The Alchemy of Imagination
To step into Forest Rogers’ world is to abandon certainty. Her sculptures whisper of forgotten myths, creatures caught between worlds, the delicate shiver of something both wondrous and unsettling. They do not simply exist; they hover on the precipice of motion, as if at any moment they might stretch, breathe, and vanish into the mists from which they came.
Rogers, an artist of unparalleled vision, has built a universe where polymer clay and epoxy transcend their earthly properties. Each figure—be it an Octopoid descending through darkness, a fae messenger heralding unseen tidings, or a spectral being wrapped in the tattered remnants of time—is imbued with a sense of kinetic poetry.

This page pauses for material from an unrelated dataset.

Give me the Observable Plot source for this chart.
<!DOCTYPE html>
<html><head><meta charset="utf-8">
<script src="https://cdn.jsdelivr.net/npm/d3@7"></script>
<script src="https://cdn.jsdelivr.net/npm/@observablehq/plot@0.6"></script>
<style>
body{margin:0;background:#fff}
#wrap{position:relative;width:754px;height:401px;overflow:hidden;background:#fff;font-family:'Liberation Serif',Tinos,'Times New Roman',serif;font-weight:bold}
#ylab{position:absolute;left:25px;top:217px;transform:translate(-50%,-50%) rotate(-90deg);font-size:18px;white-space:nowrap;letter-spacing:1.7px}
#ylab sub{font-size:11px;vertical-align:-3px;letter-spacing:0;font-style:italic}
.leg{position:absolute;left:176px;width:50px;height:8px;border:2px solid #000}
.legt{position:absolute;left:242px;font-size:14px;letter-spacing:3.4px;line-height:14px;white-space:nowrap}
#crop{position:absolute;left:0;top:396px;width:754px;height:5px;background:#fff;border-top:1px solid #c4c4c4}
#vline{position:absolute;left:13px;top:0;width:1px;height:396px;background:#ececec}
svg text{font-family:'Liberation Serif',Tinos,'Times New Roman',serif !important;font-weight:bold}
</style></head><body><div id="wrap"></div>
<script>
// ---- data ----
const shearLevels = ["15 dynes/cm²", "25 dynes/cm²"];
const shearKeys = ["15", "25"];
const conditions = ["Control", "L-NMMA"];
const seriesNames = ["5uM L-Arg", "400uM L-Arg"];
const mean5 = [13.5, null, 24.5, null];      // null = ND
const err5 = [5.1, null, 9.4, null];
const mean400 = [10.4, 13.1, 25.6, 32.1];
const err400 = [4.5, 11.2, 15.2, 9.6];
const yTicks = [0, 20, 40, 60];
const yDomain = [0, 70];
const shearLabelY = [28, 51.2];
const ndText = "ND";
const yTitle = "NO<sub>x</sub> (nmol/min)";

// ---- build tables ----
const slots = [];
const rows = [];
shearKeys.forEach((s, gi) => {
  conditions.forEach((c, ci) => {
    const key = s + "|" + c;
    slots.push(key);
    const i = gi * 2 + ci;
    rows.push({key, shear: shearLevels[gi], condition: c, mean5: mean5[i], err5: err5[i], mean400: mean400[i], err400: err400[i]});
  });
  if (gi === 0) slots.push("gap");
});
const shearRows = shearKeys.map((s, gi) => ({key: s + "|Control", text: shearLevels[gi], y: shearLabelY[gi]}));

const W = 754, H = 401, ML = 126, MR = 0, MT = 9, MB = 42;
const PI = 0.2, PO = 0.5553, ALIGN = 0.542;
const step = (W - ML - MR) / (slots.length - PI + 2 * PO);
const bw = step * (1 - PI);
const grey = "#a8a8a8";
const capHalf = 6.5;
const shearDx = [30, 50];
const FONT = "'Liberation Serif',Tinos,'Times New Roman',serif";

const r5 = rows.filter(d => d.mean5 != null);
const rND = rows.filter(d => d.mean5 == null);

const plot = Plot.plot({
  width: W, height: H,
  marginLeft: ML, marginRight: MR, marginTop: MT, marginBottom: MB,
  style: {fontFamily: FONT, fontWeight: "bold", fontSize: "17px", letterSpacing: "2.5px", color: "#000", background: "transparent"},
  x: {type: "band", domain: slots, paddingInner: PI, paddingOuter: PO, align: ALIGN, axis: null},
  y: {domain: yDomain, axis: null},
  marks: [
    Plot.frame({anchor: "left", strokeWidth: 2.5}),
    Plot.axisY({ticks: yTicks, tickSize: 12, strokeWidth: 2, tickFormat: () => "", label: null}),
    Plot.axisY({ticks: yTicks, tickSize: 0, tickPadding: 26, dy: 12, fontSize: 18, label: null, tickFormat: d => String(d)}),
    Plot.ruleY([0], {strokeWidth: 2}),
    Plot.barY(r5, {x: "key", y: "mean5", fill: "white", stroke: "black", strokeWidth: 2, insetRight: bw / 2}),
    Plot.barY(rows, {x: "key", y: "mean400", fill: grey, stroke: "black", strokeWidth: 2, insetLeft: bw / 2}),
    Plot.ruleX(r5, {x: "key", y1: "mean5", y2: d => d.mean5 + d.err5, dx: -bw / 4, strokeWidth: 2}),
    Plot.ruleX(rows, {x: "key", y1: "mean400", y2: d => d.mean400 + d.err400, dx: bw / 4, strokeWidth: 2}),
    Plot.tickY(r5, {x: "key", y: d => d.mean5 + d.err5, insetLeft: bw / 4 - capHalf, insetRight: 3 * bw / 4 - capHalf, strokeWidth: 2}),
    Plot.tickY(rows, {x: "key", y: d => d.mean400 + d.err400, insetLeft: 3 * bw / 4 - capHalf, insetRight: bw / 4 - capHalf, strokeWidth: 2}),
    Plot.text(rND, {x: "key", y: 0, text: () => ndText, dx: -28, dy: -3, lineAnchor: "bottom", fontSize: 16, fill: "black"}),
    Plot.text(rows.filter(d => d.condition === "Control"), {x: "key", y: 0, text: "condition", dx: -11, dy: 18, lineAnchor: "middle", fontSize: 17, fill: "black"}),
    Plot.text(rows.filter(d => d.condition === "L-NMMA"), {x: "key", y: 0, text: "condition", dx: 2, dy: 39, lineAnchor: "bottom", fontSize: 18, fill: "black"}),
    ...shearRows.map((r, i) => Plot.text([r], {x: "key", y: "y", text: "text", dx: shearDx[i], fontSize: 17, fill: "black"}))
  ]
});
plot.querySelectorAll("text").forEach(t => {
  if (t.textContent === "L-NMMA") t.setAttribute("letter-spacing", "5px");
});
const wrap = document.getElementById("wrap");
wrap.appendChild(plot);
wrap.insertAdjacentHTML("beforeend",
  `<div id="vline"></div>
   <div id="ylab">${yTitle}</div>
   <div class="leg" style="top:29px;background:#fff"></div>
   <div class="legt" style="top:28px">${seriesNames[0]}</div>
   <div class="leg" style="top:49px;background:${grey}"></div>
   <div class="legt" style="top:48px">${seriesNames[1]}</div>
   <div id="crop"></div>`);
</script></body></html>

The Creatures of Ether and Bone
Octopoid Descending – A Dark Elegance
Winner of the Chesley Award for Best Three-Dimensional Work, Octopoid Descending is both haunting and hypnotic. A hybrid of cephalopod and something eerily human, its sinuous tentacles and fluid form create a sense of perpetual movement. Rogers does not sculpt static figures; she sculpts potential—potential for transformation, for chaos, for revelation.

The Beautiful Crustacean – The Grace of the Impossible
Appearing in The Art of Fantasy: A Visual Sourcebook of All That is Unreal, The Beautiful Crustacean embodies Rogers’ ability to merge the delicate with the monstrous. Her creatures exist in a liminal space—part nightmare, part dream, always breathtaking.

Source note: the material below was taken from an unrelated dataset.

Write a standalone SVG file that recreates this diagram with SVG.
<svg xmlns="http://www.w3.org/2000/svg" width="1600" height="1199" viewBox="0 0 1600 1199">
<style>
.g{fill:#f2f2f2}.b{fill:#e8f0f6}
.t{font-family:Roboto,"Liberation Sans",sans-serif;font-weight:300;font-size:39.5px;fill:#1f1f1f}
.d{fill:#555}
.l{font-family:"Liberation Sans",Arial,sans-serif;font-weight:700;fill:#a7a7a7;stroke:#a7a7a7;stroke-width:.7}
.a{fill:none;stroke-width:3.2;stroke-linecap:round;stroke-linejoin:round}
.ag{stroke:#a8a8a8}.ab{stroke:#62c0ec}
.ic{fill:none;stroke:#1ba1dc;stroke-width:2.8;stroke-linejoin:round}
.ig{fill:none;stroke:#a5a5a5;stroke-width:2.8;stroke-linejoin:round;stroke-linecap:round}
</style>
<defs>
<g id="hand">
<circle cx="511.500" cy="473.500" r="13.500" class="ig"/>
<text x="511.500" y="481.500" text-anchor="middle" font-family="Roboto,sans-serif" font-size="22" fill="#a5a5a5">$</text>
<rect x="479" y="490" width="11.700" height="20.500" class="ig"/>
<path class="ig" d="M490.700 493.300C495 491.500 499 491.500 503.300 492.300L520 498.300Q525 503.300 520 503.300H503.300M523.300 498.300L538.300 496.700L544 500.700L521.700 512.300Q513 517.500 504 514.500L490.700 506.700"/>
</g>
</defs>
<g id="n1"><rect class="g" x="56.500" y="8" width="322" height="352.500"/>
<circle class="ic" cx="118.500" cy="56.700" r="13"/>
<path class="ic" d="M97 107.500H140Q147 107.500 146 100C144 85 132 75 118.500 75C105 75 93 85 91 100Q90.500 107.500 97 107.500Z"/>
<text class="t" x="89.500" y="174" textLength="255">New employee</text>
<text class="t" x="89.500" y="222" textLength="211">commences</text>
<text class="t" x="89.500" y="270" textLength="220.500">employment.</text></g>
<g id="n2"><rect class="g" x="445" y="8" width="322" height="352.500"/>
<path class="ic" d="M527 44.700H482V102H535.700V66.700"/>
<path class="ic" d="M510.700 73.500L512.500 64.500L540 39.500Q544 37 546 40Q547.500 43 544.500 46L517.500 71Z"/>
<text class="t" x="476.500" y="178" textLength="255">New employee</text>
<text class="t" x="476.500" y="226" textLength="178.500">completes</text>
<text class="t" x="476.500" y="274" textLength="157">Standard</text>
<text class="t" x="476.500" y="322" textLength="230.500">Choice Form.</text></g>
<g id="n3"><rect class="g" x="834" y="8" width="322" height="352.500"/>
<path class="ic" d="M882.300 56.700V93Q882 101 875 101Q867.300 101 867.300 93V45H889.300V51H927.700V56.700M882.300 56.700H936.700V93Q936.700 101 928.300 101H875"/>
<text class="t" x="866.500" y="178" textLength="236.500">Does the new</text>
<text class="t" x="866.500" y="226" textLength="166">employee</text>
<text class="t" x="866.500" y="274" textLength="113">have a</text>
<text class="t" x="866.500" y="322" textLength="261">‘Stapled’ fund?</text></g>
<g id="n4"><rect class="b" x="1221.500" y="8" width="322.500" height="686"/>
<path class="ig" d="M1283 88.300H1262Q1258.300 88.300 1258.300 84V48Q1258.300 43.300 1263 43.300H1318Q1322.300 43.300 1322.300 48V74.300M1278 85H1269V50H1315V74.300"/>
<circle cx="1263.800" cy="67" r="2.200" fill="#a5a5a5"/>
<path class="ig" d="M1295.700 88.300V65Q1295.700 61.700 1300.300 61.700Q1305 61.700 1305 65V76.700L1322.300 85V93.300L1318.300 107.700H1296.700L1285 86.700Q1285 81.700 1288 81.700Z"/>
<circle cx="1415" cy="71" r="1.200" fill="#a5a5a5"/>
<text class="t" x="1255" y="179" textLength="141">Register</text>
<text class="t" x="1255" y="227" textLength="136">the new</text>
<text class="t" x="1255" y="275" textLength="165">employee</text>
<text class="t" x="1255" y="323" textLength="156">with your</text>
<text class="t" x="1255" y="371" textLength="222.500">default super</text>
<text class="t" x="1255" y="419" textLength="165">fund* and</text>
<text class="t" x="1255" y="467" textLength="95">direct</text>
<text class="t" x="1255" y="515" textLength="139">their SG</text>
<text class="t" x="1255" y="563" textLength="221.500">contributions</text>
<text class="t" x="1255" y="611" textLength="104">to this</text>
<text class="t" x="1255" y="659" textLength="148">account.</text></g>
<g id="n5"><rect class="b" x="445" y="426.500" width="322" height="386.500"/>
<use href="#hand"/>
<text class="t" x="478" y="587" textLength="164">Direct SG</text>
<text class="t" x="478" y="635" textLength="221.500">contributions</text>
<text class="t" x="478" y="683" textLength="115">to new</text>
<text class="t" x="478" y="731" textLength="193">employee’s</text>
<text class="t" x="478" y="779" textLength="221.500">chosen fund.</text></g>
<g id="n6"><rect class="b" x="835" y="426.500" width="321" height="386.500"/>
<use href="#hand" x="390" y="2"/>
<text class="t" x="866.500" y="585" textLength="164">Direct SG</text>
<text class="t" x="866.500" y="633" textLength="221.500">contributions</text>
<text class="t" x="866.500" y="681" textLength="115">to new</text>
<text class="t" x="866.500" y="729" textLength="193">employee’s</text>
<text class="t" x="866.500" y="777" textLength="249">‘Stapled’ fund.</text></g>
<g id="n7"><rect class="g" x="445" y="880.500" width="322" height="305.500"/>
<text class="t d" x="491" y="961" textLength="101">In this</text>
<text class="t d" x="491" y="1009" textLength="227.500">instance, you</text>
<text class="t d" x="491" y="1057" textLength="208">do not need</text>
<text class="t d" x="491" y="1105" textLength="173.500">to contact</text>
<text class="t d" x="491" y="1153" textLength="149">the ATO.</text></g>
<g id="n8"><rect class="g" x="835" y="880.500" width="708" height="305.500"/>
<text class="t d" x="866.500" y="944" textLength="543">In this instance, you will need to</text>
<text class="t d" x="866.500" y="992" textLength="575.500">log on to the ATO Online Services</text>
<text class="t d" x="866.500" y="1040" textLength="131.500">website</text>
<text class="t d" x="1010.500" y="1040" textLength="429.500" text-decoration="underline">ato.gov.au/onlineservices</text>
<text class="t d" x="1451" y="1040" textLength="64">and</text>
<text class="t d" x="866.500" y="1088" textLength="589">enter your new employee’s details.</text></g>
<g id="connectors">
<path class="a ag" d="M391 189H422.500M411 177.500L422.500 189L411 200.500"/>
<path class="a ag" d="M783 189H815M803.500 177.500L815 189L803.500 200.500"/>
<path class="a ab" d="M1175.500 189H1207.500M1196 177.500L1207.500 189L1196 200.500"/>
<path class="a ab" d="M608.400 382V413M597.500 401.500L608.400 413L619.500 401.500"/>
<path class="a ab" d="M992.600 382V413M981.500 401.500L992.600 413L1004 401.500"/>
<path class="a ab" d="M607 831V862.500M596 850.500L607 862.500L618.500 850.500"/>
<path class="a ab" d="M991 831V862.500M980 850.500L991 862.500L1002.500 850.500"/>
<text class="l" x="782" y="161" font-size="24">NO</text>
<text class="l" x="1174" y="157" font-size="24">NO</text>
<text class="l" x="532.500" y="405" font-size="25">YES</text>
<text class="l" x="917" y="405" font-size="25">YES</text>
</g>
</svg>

Passion in Form – The Pulse Beneath the Surface
Sculpture is more than material; it is motion trapped in time. Rogers harnesses that energy with exquisite precision. A warrior figure, wrapped in the debris of some unseen battle, flings herself forward, driven by an almost feral determination. The ragged edges of fabric, the chaotic sweep of limbs, the streak of blood-red—these elements are not placed, they are felt.

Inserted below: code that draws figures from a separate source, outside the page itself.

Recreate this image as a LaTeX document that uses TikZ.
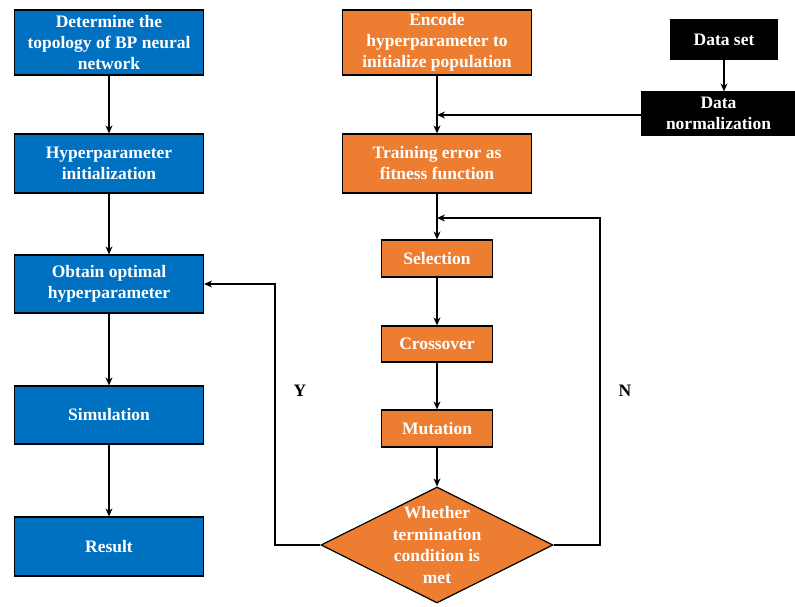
\documentclass[tikz,border=0pt]{standalone}
\usepackage{fontspec}
\setmainfont{Liberation Serif}
\usetikzlibrary{shapes.geometric,arrows.meta}
\definecolor{bpblue}{HTML}{0070C0}
\definecolor{gaorange}{HTML}{ED7D31}
\tikzset{
	box/.style={draw=black, line width=1.2pt, text=white, align=center, inner sep=0pt, font=\fontsize{17.5}{21}\selectfont\bfseries},
	bpbox/.style={box, fill=bpblue, minimum width=189pt},
	gabox/.style={box, fill=gaorange},
	databox/.style={box, fill=black},
	link/.style={line width=1.2pt, -{Stealth[length=8pt,width=7pt]}}
}

\begin{document}
\begin{tikzpicture}[x=1pt, y=-1pt]
		%%%%% START %%%%%
		\useasboundingbox (0, 0) rectangle (795, 606);
		
		\node[bpbox, minimum height=65pt] (topo) at (109, 42.5) {Determine the\\topology of BP neural\\network};
		\node[bpbox, minimum height=59pt] (hpinit) at (109, 163.5) {Hyperparameter\\initialization};
		\node[bpbox, minimum height=58pt] (optimal) at (109, 284) {Obtain optimal\\hyperparameter};
		\node[bpbox, minimum height=58pt] (simul) at (109, 415) {Simulation};
		\node[bpbox, minimum height=59pt] (result) at (109, 546.5) {Result};
		
		\node[gabox, minimum width=189pt, minimum height=65pt] (encode) at (437, 42.5) {Encode\\hyperparameter to\\initialize population};
		\node[gabox, minimum width=189pt, minimum height=59pt] (fitness) at (437, 163.5) {Training error as\\fitness function};
		
		\node[databox, minimum width=106pt, minimum height=39pt] (dataset) at (724, 39.5) {Data set};
		\node[databox, minimum width=153pt, minimum height=43pt] (norm) at (718.5, 113.5) {Data\\normalization};
		
		\node[gabox, minimum width=111pt, minimum height=37pt] (select) at (437, 258.5) {Selection};
		\node[gabox, minimum width=111pt, minimum height=36pt] (cross) at (437, 344) {Crossover};
		\node[gabox, minimum width=111pt, minimum height=37pt] (mutate) at (437, 428.5) {Mutation};
		\node[gabox, diamond, inner sep=-14pt, minimum width=232pt, minimum height=116pt, font=\fontsize{17.5}{21.5}\selectfont\bfseries] (stop) at (437, 545) {Whether\\termination\\condition is\\met};
		
		\coordinate (merge) at (437, 115);
		\coordinate (nloop) at (437, 218);
		
		% left column
		\draw[link] (topo) -- (hpinit);
		\draw[link] (hpinit) -- (optimal);
		\draw[link] (optimal) -- (simul);
		\draw[link] (simul) -- (result);
		
		% genetic algorithm
		\draw[link] (encode) -- (fitness);
		\draw[link] (dataset) -- (dataset |- norm.north);
		\draw[link] (norm.west |- merge) -- (merge);
		\draw[link] (fitness) -- (select);
		\draw[link] (select) -- (cross);
		\draw[link] (cross) -- (mutate);
		\draw[link] (mutate) -- (stop);
		
		% loops
		\draw[link] (stop.west) -- (275, 545) |- (optimal.east);
		\draw[link] (stop.east) -- (600, 545) |- (nloop);
		
		\node[font=\fontsize{17.5}{21}\selectfont\bfseries] (yes) at (300, 391) {Y};
		\node[font=\fontsize{17.5}{21}\selectfont\bfseries] (no) at (625, 391) {N};
		%%%%% END %%%%%
	\end{tikzpicture}
\end{document}
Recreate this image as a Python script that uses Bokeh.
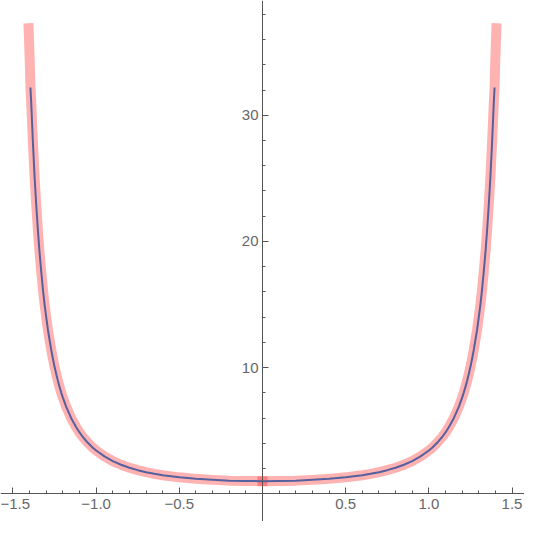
from bokeh.plotting import figure
from bokeh.models import FixedTicker, Range1d, CustomJSTickFormatter
from bokeh.embed import file_html
from bokeh.resources import INLINE

# right branch (x >= 0)
x_pos = [0.00, 0.10, 0.20, 0.30, 0.40, 0.50, 0.55, 0.60, 0.65, 0.70, 0.75,
         0.80, 0.85, 0.90, 0.95, 1.00, 1.02, 1.05, 1.08, 1.10, 1.12,
         1.15, 1.18, 1.20, 1.21, 1.22, 1.23, 1.24, 1.25, 1.26, 1.27,
         1.28, 1.29, 1.30, 1.31, 1.32, 1.33, 1.34, 1.35, 1.36, 1.37,
         1.38, 1.39, 1.395]
y_pos = [1.00, 1.01, 1.04, 1.10, 1.18, 1.30, 1.38, 1.47, 1.58, 1.71, 1.87,
         2.06, 2.30, 2.59, 2.96, 3.43, 3.65, 4.04, 4.50, 4.86, 5.27,
         5.99, 6.89, 7.62, 8.02, 8.47, 8.95, 9.49, 10.06, 10.7, 11.4,
         12.2, 13.0, 13.98, 15.0, 16.2, 17.6, 19.1, 20.85, 22.85, 25.1,
         27.8, 30.9, 32.2]

# left branch (x <= 0)
x_neg = [-1.395, -1.39, -1.38, -1.37, -1.36, -1.35, -1.34, -1.33, -1.32, -1.31,
         -1.30, -1.29, -1.28, -1.27, -1.26, -1.25, -1.24, -1.23, -1.22, -1.21,
         -1.20, -1.18, -1.15, -1.12, -1.10, -1.08, -1.05, -1.02, -1.00, -0.95,
         -0.90, -0.85, -0.80, -0.75, -0.70, -0.65, -0.60, -0.55, -0.50, -0.40,
         -0.30, -0.20, -0.10, 0.00]
y_neg = [32.2, 30.9, 27.8, 25.1, 22.85, 20.85, 19.1, 17.6, 16.2, 15.0,
         13.98, 13.0, 12.2, 11.4, 10.7, 10.06, 9.49, 8.95, 8.47, 8.02,
         7.62, 6.89, 5.99, 5.27, 4.86, 4.50, 4.04, 3.65, 3.43, 2.96,
         2.59, 2.30, 2.06, 1.87, 1.71, 1.58, 1.47, 1.38, 1.30, 1.18,
         1.10, 1.04, 1.01, 1.00]

# thick band extends a little further at both ends
band_tip_x_pos = [1.40, 1.406]
band_tip_y_pos = [34.6, 36.9]
band_tip_x_neg = [-1.406, -1.40]
band_tip_y_neg = [36.9, 34.6]

x_major = [-1.5, -1.0, -0.5, 0.5, 1.0, 1.5]
x_minor = [-1.4, -1.3, -1.2, -1.1, -0.9, -0.8, -0.7, -0.6, -0.4, -0.3, -0.2, -0.1,
           0.1, 0.2, 0.3, 0.4, 0.6, 0.7, 0.8, 0.9, 1.1, 1.2, 1.3, 1.4]
y_major = [10, 20, 30]
y_minor = [2, 4, 6, 8, 12, 14, 16, 18, 22, 24, 26, 28, 32, 34, 36, 38]

p = figure(width=524, height=521, x_range=Range1d(-1.575, 1.575),
           y_range=Range1d(-2.2, 39.1), output_backend="svg",
           toolbar_location=None, min_border=0)
p.outline_line_color = None
p.grid.visible = False
p.background_fill_color = "white"

band_color = "#ff0000"
p.line(band_tip_x_neg + x_neg, band_tip_y_neg + y_neg, line_color=band_color,
       line_alpha=0.3, line_width=10, line_cap="square", line_join="round")
p.line(x_pos + band_tip_x_pos, y_pos + band_tip_y_pos, line_color=band_color,
       line_alpha=0.3, line_width=10, line_cap="square", line_join="round")

p.line(x_neg + x_pos[1:], y_neg + y_pos[1:], line_color="#55609e", line_width=2,
       line_join="round")

ax_color = "#555555"
lab_color = "#666666"
for ax in (p.xaxis[0], p.yaxis[0]):
    ax.axis_line_color = ax_color
    ax.major_tick_line_color = ax_color
    ax.minor_tick_line_color = ax_color
    ax.major_tick_in = 6
    ax.major_tick_out = 0
    ax.minor_tick_in = 3
    ax.minor_tick_out = 0
    ax.major_label_text_color = lab_color
    ax.major_label_text_font = "Liberation Sans"
    ax.major_label_text_font_size = "15px"

p.xaxis.fixed_location = 0
p.yaxis.fixed_location = 0
p.xaxis.ticker = FixedTicker(ticks=x_major, minor_ticks=x_minor)
p.yaxis.ticker = FixedTicker(ticks=y_major, minor_ticks=y_minor)
p.xaxis.formatter = CustomJSTickFormatter(
    code='return (tick < 0 ? "\\u2212" : "") + Math.abs(tick).toFixed(1);')
p.yaxis.formatter = CustomJSTickFormatter(code='return tick.toFixed(0);')
p.xaxis.major_label_standoff = 5
p.yaxis.major_label_standoff = 4

open("out.html", "w").write(file_html(p, INLINE))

The Discipline of the Fantastic
Rogers’ work is meticulous. Every inch, every microscopic texture, is intentional. It is this dedication to detail that makes her sculptures more than objects—they are narratives, waiting to be unraveled. The gradation of colors in a mermaid’s tail, the intricate scaling of a mythical beast, the barely perceptible shift in expression on a fae’s face—each choice deepens the illusion, the magic.
There is a lesson here: fantasy is not an escape, it is an excavation. The best of it—Rogers’ work included—does not remove us from reality but sharpens our ability to see its beauty, its horror, its infinite potential.

Editor’s Choice
Forest Rogers does not simply create sculptures. She conjures beings, breathes life into the impossible, and reminds us that the line between myth and reality is thinner than we think.